Uma piada em especial na qual comparava o então governador Ernani Sátyro, com uma passeata de jumentos como todas as conotações sexuais, tirou a peça de cartaz depois de lotar todos os teatros por onde passou e de acumular muitos prêmios. Quando finalmente a ditadura perdeu força no país, José Bezerra tentou encenar novamente a peça, mas a idade do elenco pesou contra, inclusive porque em uma das cenas ele mesmo ficava pendurado a seis metros do chão em um balanço. Junto com o elenco, o texto também havia se tornado ultrapassado por usar referências que ficaram datadas. “Era um espetáculo político, e ele envelhece e morre com o tempo, ao contrário do espetáculo histórico”, diferencia José Bezerra Filho, que acredita que o que fez a peça ficar tão marcada na história foi a força de seu texto, personificado no poeta Zé Limeira.
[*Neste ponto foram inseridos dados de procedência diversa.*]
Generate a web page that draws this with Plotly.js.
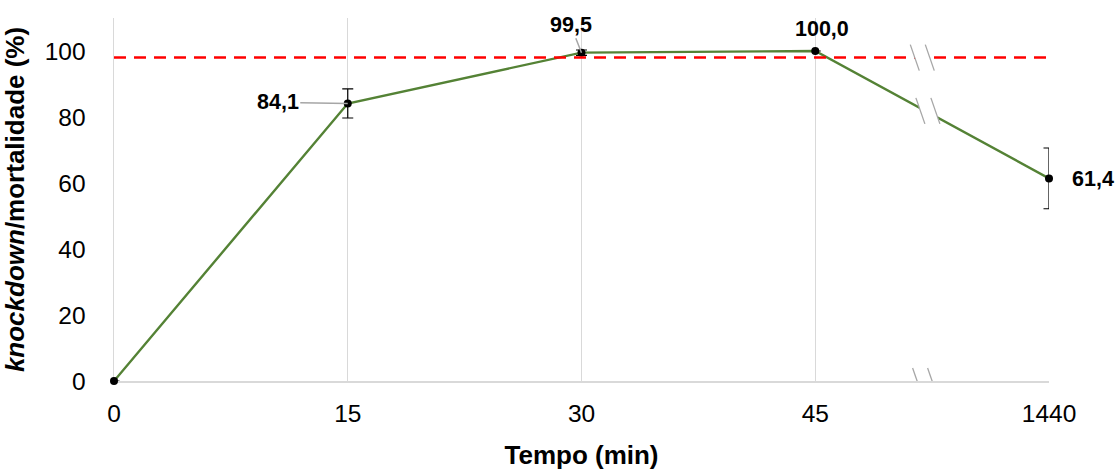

Com exceção de Paraí-bê-a-bá, nenhum dos outros roteiros havia sido publicado antes. “Essa publicação reforça o compromisso de uma política editorial transversal entre duas instituições do Governo. Ela contribui com espaços historicamente distantes do circuito literário da Paraíba, e tem uma capacidade de dialogar com a contemporaneidade e nos ajuda a compreender o teatro paraibano hoje”, destaca o presidente da Funesc, Pedro Santos, cujo avô, o maestro Pedro Santos, adaptou o texto de Coiteiros.

A ideia do projeto é que sejam produzidos mais dois volumes. O próximo deve cobrir a produção de teatro dos anos 1980, e um terceiro e último que iria de 1990 até os anos 2000, fechando o século 20. “Essas peças retratam, lamentavelmente, coisas que ainda ocorrem, como o preconceito contra as religiões afro, como está presente em Cemitério das Juremas, mas também a pobreza e a fome, como está Beiço de Estrada. Em Paraí-bê-a-bá, estão colocadas ainda questões de Paulo Pontes sobre como atrair o público ao teatro. Para a gente é fantástico produzir cultura, valorizar o autor paraibano – ou quem é radicado aqui”, ressalta a jornalista Naná Garcez, diretora presidente da EPC.

*Matéria publicada originalmente na edição impressa de 14 de dezembro de 2022.